Вспомним, что после Вишеры Шаламов был уверен в своих силах и был готов к борьбе с любыми обстоятельствами, чтобы оставаться в согласии с собственной совестью.
Опыт Колымы изменяет его представление не только о самом себе, но и о возможностях человека вообще. Именно здесь, на этом «полюсе лютости», как назвал Колыму А.Солженицын, он понимает, что нравственные и тем более физические силы человека небезграничны, что не так далек предел, когда человек перестает быть человеком и высшие требования к нему уже ничего не значат.

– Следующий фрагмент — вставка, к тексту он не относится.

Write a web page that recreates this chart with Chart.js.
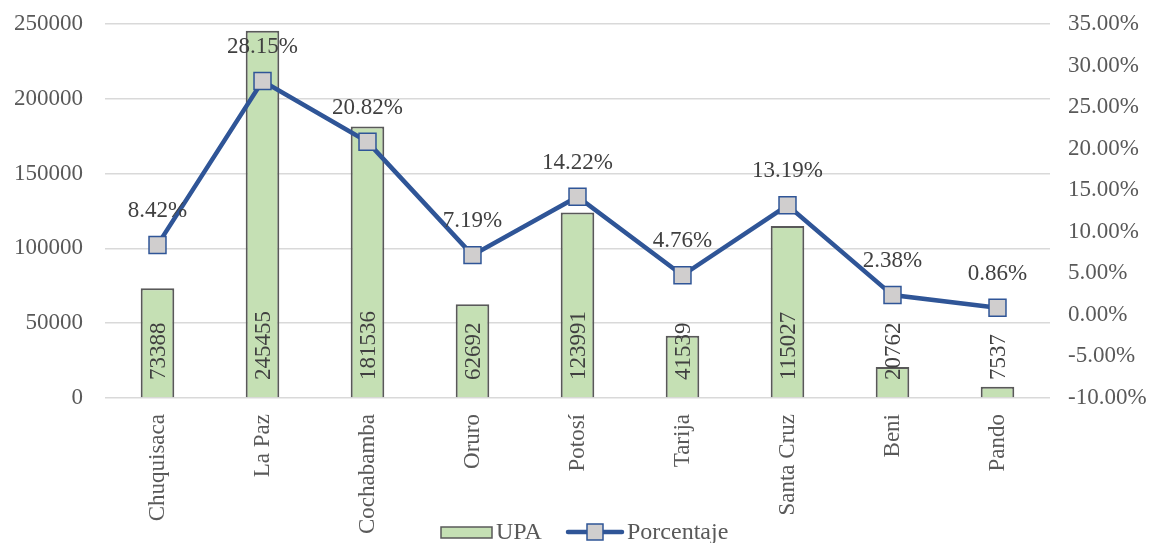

В рассказе «Две встречи» он объясняет:
«Я давно дал слово, что если меня ударят, то это и будет концом моей жизни. Я ударю начальника, и меня расстреляют. Увы, я был наивным мальчиком. Когда я ослабел, ослабела и моя воля, мой рассудок. Я легко уговорил себя перетерпеть и не нашел в себе силы душевной на ответный удар, на самоубийство, на протест Я был самым обыкновенным доходягой и жил по законам психики доходяг».
Эти законы подразумевали прежде всего то, что человек уже не может, не способен отвечать за себя. Доходяга, то есть заключенный, достигший предельной степени истощения, находящийся на грани гибели, нравственно почти невменяем. Он живет лишь самыми элементарными, животными инстинктами, сознание его мутно воля атрофирована.
Однако В.Шаламов не отменяет нравственных требований ни к себе, ни к другим. Он как был, так и остался максималистом, хотя близкий ему рассказчик в его произведениях обычно дегероизируется.
В.Шаламов определяет своеобразие «Колымских рассказов» как «фиксацию исключительного состояния, исключительных обстоятельств, которые, оказывается, могут быть и в истории, и в человеческой душе Человеческая душа, ее пределы, ее моральные границы растянуты безгранично — исторический опыт помочь тут не может».
Это одна из самых точных формул писателя: «фиксация исключительного в состоянии исключительности».
Отсюда во многом — очерковое, документальное начало в «Колымских рассказах», первопроходческий этнографизм и натурализм, пристрастие Шаламова к точной цифре, еще более усиливающей достоверность повествования.